Strus had to take a step back to reflect on the 2021-22 season

“It’s been a whirlwind of events this whole year,” he said. “There were a lot of ups and downs at the beginning.  Then I was able to carve out my role in the NBA. I think I’m established now. I’ve earned that.

“I hope I keep earning that throughout my time. I’m really excited for the future and what that holds. I had a good year last year and I want to top that and keep advancing in my career.”

 

The Strus Rule
While he may be well known around the South Suburbs and Miami area for his play, casual basketball fans across the country know him as a guy in the middle of a controversy who helped get a ruled changed in the NBA.

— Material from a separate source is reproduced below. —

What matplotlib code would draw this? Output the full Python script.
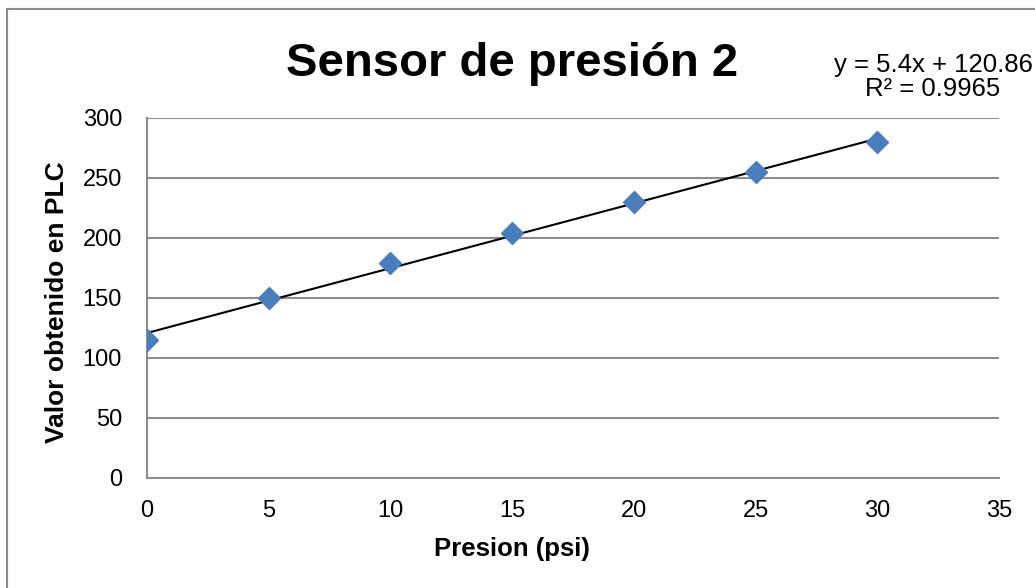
import numpy as np
import matplotlib.pyplot as plt
from matplotlib.patches import Rectangle

plt.rcParams['font.family'] = ['Liberation Sans', 'DejaVu Sans']

# Datos
presion = [0, 5, 10, 15, 20, 25, 30]
valor_plc = [115, 150, 179, 204, 230, 255, 280]
x_ticks = [0, 5, 10, 15, 20, 25, 30, 35]
y_ticks = [0, 50, 100, 150, 200, 250, 300]

# Linea de tendencia lineal
m, b = np.polyfit(presion, valor_plc, 1)
pred = np.polyval([m, b], presion)
r2 = 1 - np.sum((np.array(valor_plc) - pred) ** 2) / np.sum((np.array(valor_plc) - np.mean(valor_plc)) ** 2)

W, H = 1035, 588
fig = plt.figure(figsize=(W / 100, H / 100), dpi=100)
ax = fig.add_axes([147 / W, 1 - 478 / H, (999 - 147) / W, (478 - 118) / H])

gris = '#8c8c8c'
for yt in y_ticks[1:]:
    ax.axhline(yt, color=gris, lw=1.5, zorder=1)

xs = np.array([min(presion), max(presion)])
ax.plot(xs, m * xs + b, color='black', lw=1.5, zorder=2)
ax.plot(presion, valor_plc, 'D', color='#4a7ebb', markersize=11, zorder=3)

ax.set_xlim(0, 35)
ax.set_ylim(0, 300)
ax.set_xticks(x_ticks)
ax.set_yticks(y_ticks)
ax.tick_params(length=0, labelsize=17)
ax.tick_params(axis='x', pad=16)
ax.tick_params(axis='y', pad=18)
for s in ['top', 'right']:
    ax.spines[s].set_visible(False)
for s in ['left', 'bottom']:
    ax.spines[s].set_color(gris)
    ax.spines[s].set_linewidth(1.5)

ax.set_xlabel('Presion (psi)', fontsize=18.5, fontweight='bold', va='center')
ax.xaxis.set_label_coords((512 - 147) / 852, (478 - 549) / 360)
ax.set_ylabel('Valor obtenido en PLC', fontsize=19, fontweight='bold', va='center')
ax.yaxis.set_label_coords((57 - 147) / 852, (478 - 302) / 360)

fig.text(512 / W, 1 - 76 / H, 'Sensor de presión 2', fontsize=34, fontweight='bold',
         ha='center', va='baseline')
fig.text(933 / W, 1 - 77 / H, 'y = %.1fx + %.2f\nR² = %.4f' % (m, b, r2),
         fontsize=18.5, ha='center', va='center', linespacing=1.05)

fig.patches.append(Rectangle((7 / W, -0.1), 1.2, 1 - 9 / H + 0.1, transform=fig.transFigure,
                             fill=False, edgecolor=gris, lw=1.5))

fig.savefig('out.png', dpi=100)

In a Game 7 playoff battle with Boston, Strus hit a 3-point basket in the third quarter to slice the Celtics lead to 56-54. After three minutes of game time elapsed, officials declared that Strus’ heel was out of bounds and the three points were taken off the board, after much arguing.

The NBA changed the rules starting this season. The NBA Replay Center will illuminate a blue light if officials think a scoring change is necessary. Play will be stopped during a neutral moment.

Some people are already calling it the “Strus Rule.”

He’s going to live with that for a long time.

“I think every interview I’ve done and every time I talk to people, it always comes up,” Strus said. “It’s always going to be a thing in the back of people’s minds. Hopefully, we make it to the Finals and win the championship and we’ll never talk about it again.

“It’s funny, right after the game my brother [Stagg boys basketball coach Marty Strus] said, ‘At least you are going to have a rule named after you.’ Looking back on it, it stinks, but one possession is not going to determine a game. A lot of things happen along the way.”